Leave out the pictures, and write out exactly the lines from the beginning of the material to the line holding "XAxis, YAxis, LabelList", that line included, and nothing else.

▶ _Dataset section_:
────────────────────

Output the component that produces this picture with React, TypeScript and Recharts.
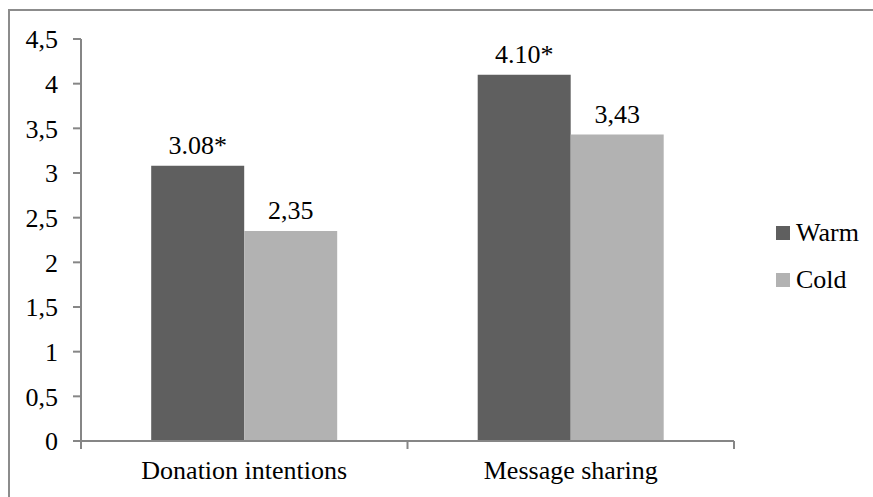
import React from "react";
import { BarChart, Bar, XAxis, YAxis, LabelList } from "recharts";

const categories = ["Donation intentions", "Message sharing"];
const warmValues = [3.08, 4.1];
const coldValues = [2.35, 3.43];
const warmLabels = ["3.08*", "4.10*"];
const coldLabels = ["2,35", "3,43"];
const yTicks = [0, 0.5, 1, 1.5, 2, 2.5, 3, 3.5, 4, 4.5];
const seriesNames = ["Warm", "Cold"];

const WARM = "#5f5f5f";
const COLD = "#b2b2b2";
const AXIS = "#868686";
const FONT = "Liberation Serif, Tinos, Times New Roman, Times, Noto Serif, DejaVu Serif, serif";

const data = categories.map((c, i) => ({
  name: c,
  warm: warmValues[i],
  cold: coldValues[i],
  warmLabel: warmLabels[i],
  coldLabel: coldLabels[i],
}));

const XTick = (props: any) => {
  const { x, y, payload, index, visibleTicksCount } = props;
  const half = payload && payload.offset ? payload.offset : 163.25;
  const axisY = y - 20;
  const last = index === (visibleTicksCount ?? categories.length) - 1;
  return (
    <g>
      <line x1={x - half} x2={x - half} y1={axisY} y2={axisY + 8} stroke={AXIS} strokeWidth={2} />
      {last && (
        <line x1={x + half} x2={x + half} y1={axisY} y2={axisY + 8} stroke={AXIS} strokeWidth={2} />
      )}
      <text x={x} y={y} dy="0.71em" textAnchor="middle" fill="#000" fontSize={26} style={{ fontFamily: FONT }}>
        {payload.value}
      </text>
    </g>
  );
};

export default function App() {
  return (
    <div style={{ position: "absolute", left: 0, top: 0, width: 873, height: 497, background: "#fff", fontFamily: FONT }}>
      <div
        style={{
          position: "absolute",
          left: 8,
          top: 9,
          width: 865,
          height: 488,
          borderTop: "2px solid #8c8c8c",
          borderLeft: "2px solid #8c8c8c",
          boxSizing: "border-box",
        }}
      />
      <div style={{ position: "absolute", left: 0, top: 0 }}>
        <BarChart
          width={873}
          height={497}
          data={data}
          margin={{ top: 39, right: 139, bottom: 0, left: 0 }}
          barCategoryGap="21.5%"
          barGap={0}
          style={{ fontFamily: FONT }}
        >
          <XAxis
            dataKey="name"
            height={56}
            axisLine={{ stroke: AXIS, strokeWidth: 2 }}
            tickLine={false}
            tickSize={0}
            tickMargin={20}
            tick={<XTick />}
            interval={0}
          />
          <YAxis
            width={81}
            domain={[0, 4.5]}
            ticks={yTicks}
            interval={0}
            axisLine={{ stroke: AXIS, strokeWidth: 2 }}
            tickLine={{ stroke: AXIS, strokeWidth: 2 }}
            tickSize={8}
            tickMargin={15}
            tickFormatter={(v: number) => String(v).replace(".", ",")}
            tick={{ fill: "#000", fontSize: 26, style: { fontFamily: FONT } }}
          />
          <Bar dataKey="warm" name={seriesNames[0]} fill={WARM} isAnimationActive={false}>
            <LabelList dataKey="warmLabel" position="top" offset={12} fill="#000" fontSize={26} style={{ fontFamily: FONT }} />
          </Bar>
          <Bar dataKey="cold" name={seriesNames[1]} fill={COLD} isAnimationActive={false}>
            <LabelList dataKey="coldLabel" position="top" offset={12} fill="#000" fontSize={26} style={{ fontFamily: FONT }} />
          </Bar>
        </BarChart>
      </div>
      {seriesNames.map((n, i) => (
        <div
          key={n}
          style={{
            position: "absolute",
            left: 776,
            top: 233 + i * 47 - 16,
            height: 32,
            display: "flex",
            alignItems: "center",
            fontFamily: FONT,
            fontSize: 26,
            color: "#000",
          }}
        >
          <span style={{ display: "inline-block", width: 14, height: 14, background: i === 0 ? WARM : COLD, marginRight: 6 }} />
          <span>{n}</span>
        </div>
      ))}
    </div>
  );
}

────────────────────

▶ _Completed exercise_:
Output the component that produces this picture with React, TypeScript and Recharts.
import React from "react";
import { BarChart, Bar, XAxis, YAxis, LabelList } from "recharts";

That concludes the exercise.